» Recorded data
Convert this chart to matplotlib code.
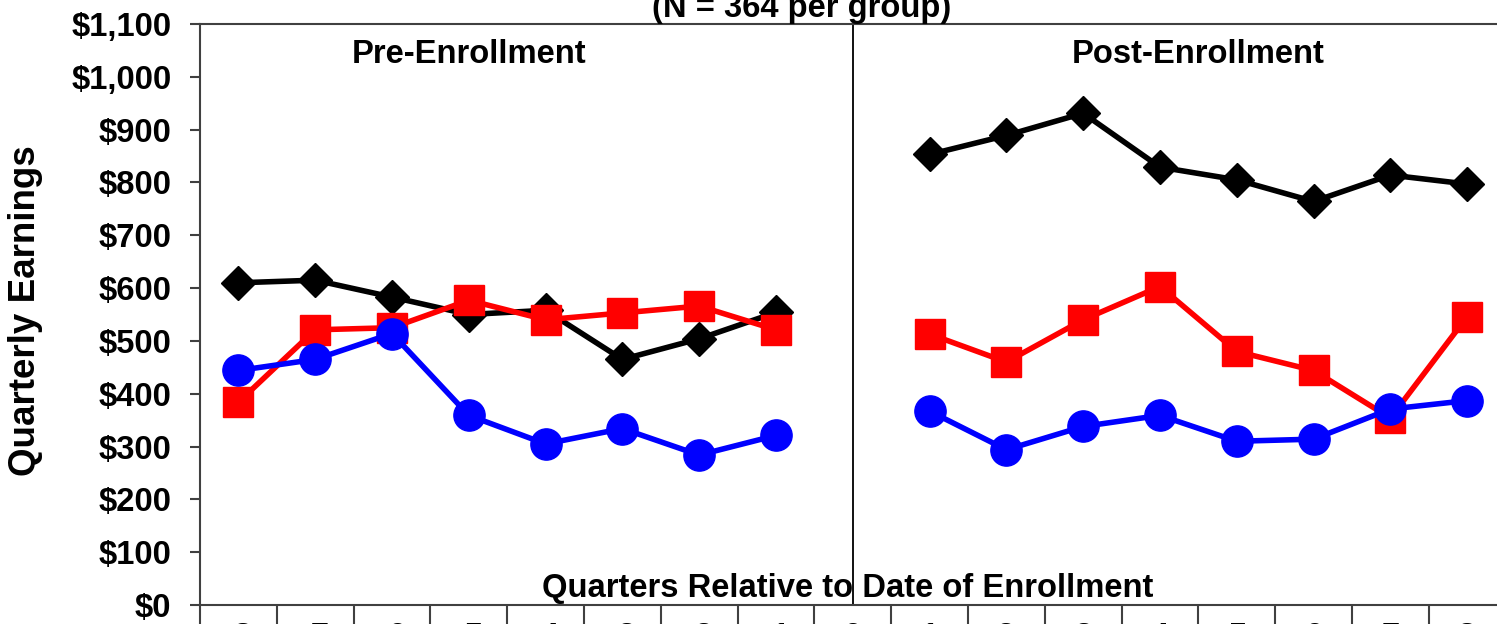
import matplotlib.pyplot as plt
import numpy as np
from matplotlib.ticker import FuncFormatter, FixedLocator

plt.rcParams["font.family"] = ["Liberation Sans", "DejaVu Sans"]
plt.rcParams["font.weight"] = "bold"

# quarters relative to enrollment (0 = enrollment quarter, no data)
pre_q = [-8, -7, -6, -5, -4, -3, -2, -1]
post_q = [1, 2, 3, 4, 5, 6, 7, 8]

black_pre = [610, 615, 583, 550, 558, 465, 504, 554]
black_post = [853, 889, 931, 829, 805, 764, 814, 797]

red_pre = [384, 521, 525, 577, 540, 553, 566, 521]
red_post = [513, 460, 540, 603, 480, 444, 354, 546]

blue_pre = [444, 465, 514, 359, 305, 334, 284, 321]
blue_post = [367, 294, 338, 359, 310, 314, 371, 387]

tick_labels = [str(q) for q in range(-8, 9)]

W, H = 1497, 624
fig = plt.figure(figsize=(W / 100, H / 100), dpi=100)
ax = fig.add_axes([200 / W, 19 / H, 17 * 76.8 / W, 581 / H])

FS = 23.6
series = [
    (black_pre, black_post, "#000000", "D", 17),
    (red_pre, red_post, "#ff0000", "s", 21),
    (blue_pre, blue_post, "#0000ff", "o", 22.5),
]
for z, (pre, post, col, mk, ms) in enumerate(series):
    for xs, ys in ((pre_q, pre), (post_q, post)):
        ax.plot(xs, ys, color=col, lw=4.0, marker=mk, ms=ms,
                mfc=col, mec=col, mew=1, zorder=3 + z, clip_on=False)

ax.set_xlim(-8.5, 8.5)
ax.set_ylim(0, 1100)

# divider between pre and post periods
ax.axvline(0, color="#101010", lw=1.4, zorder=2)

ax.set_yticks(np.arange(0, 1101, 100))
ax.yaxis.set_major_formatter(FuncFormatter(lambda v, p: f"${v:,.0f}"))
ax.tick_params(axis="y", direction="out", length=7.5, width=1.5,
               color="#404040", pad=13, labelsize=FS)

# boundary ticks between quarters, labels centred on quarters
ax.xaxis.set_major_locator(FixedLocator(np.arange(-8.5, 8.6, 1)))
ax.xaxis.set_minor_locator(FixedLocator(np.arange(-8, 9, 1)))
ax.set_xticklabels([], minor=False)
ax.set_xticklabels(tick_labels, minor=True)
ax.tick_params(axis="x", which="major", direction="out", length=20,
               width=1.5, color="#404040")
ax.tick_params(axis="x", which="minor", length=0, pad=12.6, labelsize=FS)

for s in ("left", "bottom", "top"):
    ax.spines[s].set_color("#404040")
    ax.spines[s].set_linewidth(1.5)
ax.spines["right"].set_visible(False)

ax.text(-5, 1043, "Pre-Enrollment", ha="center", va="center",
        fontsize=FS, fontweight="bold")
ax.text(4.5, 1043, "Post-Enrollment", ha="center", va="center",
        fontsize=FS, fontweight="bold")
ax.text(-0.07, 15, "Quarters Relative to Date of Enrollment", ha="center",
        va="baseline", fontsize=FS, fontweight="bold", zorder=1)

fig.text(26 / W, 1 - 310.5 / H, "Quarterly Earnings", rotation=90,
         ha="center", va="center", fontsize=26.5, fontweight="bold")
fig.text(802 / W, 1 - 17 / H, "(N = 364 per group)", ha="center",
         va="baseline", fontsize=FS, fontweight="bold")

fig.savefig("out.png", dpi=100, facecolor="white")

» Written problem
Repeat the full listing above exactly, with no pictures in the copy.

» Complete answer
Convert this chart to matplotlib code.
import matplotlib.pyplot as plt
import numpy as np
from matplotlib.ticker import FuncFormatter, FixedLocator

plt.rcParams["font.family"] = ["Liberation Sans", "DejaVu Sans"]
plt.rcParams["font.weight"] = "bold"

# quarters relative to enrollment (0 = enrollment quarter, no data)
pre_q = [-8, -7, -6, -5, -4, -3, -2, -1]
post_q = [1, 2, 3, 4, 5, 6, 7, 8]

black_pre = [610, 615, 583, 550, 558, 465, 504, 554]
black_post = [853, 889, 931, 829, 805, 764, 814, 797]

red_pre = [384, 521, 525, 577, 540, 553, 566, 521]
red_post = [513, 460, 540, 603, 480, 444, 354, 546]

blue_pre = [444, 465, 514, 359, 305, 334, 284, 321]
blue_post = [367, 294, 338, 359, 310, 314, 371, 387]

tick_labels = [str(q) for q in range(-8, 9)]

W, H = 1497, 624
fig = plt.figure(figsize=(W / 100, H / 100), dpi=100)
ax = fig.add_axes([200 / W, 19 / H, 17 * 76.8 / W, 581 / H])

FS = 23.6
series = [
    (black_pre, black_post, "#000000", "D", 17),
    (red_pre, red_post, "#ff0000", "s", 21),
    (blue_pre, blue_post, "#0000ff", "o", 22.5),
]
for z, (pre, post, col, mk, ms) in enumerate(series):
    for xs, ys in ((pre_q, pre), (post_q, post)):
        ax.plot(xs, ys, color=col, lw=4.0, marker=mk, ms=ms,
                mfc=col, mec=col, mew=1, zorder=3 + z, clip_on=False)

ax.set_xlim(-8.5, 8.5)
ax.set_ylim(0, 1100)

# divider between pre and post periods
ax.axvline(0, color="#101010", lw=1.4, zorder=2)

ax.set_yticks(np.arange(0, 1101, 100))
ax.yaxis.set_major_formatter(FuncFormatter(lambda v, p: f"${v:,.0f}"))
ax.tick_params(axis="y", direction="out", length=7.5, width=1.5,
               color="#404040", pad=13, labelsize=FS)

# boundary ticks between quarters, labels centred on quarters
ax.xaxis.set_major_locator(FixedLocator(np.arange(-8.5, 8.6, 1)))
ax.xaxis.set_minor_locator(FixedLocator(np.arange(-8, 9, 1)))
ax.set_xticklabels([], minor=False)
ax.set_xticklabels(tick_labels, minor=True)
ax.tick_params(axis="x", which="major", direction="out", length=20,
               width=1.5, color="#404040")
ax.tick_params(axis="x", which="minor", length=0, pad=12.6, labelsize=FS)

for s in ("left", "bottom", "top"):
    ax.spines[s].set_color("#404040")
    ax.spines[s].set_linewidth(1.5)
ax.spines["right"].set_visible(False)

ax.text(-5, 1043, "Pre-Enrollment", ha="center", va="center",
        fontsize=FS, fontweight="bold")
ax.text(4.5, 1043, "Post-Enrollment", ha="center", va="center",
        fontsize=FS, fontweight="bold")
ax.text(-0.07, 15, "Quarters Relative to Date of Enrollment", ha="center",
        va="baseline", fontsize=FS, fontweight="bold", zorder=1)

fig.text(26 / W, 1 - 310.5 / H, "Quarterly Earnings", rotation=90,
         ha="center", va="center", fontsize=26.5, fontweight="bold")
fig.text(802 / W, 1 - 17 / H, "(N = 364 per group)", ha="center",
         va="baseline", fontsize=FS, fontweight="bold")

fig.savefig("out.png", dpi=100, facecolor="white")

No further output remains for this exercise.